Disruptive Technologies Make or Break Your Business

  • June 22, 2015
  • Feature

Bill Lydon’s Automation Perspective

By Bill Lydon, Editor

The adoption of disruptive technologies can make or break your business. The effects can be positive or negative. Adopting what appears to be a disruptive technology that does not go mainstream or adopting it too early can break or significantly hurt a business.

Many “experts” and vendors are loudly proclaiming that manufacturers that do not implementing disruptive technologies will be run out of business by competitors. The Internet of Things (IoT) with the idea that everyday devices will be connected to one another is one of the hottest topics in technology today. It is true that shifts in technology can bring about big changes in industry, and automation professionals should help guide their employers and the industry.
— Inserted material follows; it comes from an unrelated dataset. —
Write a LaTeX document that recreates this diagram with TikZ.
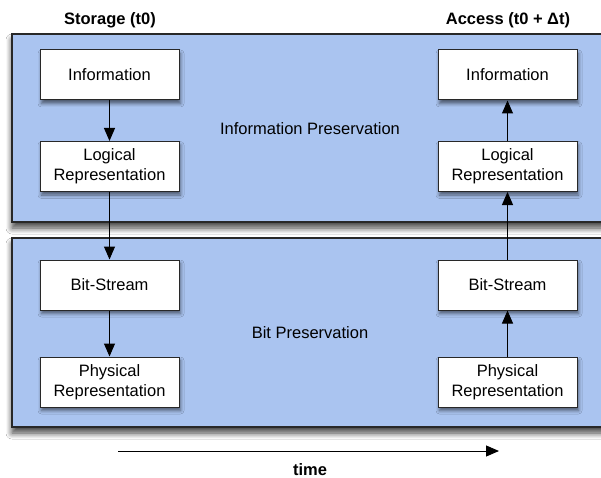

Manufacturing executives are left wondering what to with the warnings that their business is in jeopardy if they do not make investments in the Internet of Things (IoT), cloud computing, big data analytics, Industry 4.0 and/or the Industrial Internet of Things. Vendors and market research firms are promoting sales of new technology with aggressive IoT market forecasts. For example, Cisco estimates that the number of connected devices worldwide will double from 25 billion in 2015 to 50 billion in 2020, and research firm IDC forecasts that the entire IoT market will grow from $1.9 trillion in 2013 to $7.1 trillion by 2020. More alarming to executives are presentations and articles proclaiming many business models are going to be changed and companies that don’t keep up will become irrelevant. Uber and Airbnb are examples of changing business models that use Internet technology to disrupt competitors.

There are definitely interesting and exciting new technologies that have potential for improving manufacturing and process automation. I think it is important for automation professionals to take the initiative to understand, evaluate, and make recommendations to management about the adoption of new technology.


Applying new technology when it is stable and before competitors is the smart move and will yield the most value out of technology investments. If the technology is adopted too early it is very expensive and yields a low return on investment for a number of reasons, including labor intensive implementation, poor or unrefined features, and reliability problems. Today, many of the fundamentals building blocks for the Internet of Things (IoT) are still in the process of being created by standards groups and suppliers. Larger companies are just establishing dedicated IoT divisions and initiatives, including Intel, IBM, GE, and CISCO and it will take time for them to become solid IoT suppliers. In addition, startup companies are just emerging that may become the future vendors of choice with new innovative solutions that will dominate the markets.

Think about the early days of Ethernet, before plug ‘n play, when it required large and difficult-to-configure interface cards and installation of special software drivers. Having Ethernet on every controller then would have been a costly nightmare and some early-adopter companies paid a high price to try this. Venture capital people refer to the first adopter of a new technology as the “lunatic fringe” since they are willing to put up with all kinds of problems, including application challenges and poor reliability. In contrast, industrial automation usually leverages established and refined Commercial Off The Shelf (COTS) technology developed for other larger markets and applications. For example, when Ethernet TCP/IP was totally integrated into a single integrated semiconductor chip, it became universally added to industrial controllers.

Picking the right technology and applying it when stable is where automation people can help management get the most for their investments. The big question is when to invest. The Gartner, Inc. Hype Cycle curve is a helpful tool when thinking about the application of new technology. It defines five key phases of a technology's life cycle over time. .

Technology Trigger

A potential technology breakthrough kicks things off. Early proof-of-concept stories and media interest trigger significant publicity. Often no usable products exist and commercial viability is unproven.

Peak of Inflated Expectations

Early publicity produces a number of success stories — often accompanied by scores of failures. Some companies take action; many do not.

Trough of Disillusionment

Interest wanes as experiments and implementations fail to deliver. Producers of the technology shake out or fail. Investments continue only if the surviving providers improve their products to the satisfaction of early adopters.

Slope of Enlightenment

More instances of how the technology can benefit the enterprise start to crystallize and become more widely understood. Second- and third-generation products appear from technology providers. More enterprises fund pilots; conservative companies remain cautious.

Plateau of Productivity

Mainstream adoption starts to take off. Criteria for assessing provider viability are more clearly defined. The technology's broad market applicability and relevance are clearly paying off.

The Hype Cycle curve illustrates what happens to successful technologies over time but does not illustrate technologies that never make it into the mainstream. For example, in the history of industrial networks, there were many network protocols that never became mainstream long term technologies and they died with customers that applied them.

Automation Professionals Role

Automation professionals are uniquely positioned to understand, coach, and guide management in this sea of new, unfolding technology. This requires an open mind and knowledge of your manufacturing environment to select, evaluate, and make recommendations. This includes suggesting to management exploratory and pilot projects to try new technology that will help frame new automation initiatives.

Nils Bohr, the founder of Quantum physics, and Einstein's nemesis, famously said...

"Making predictions is very difficult, especially when it concerns the future".

Don't listen to prophets, stick to the facts and the profits will follow.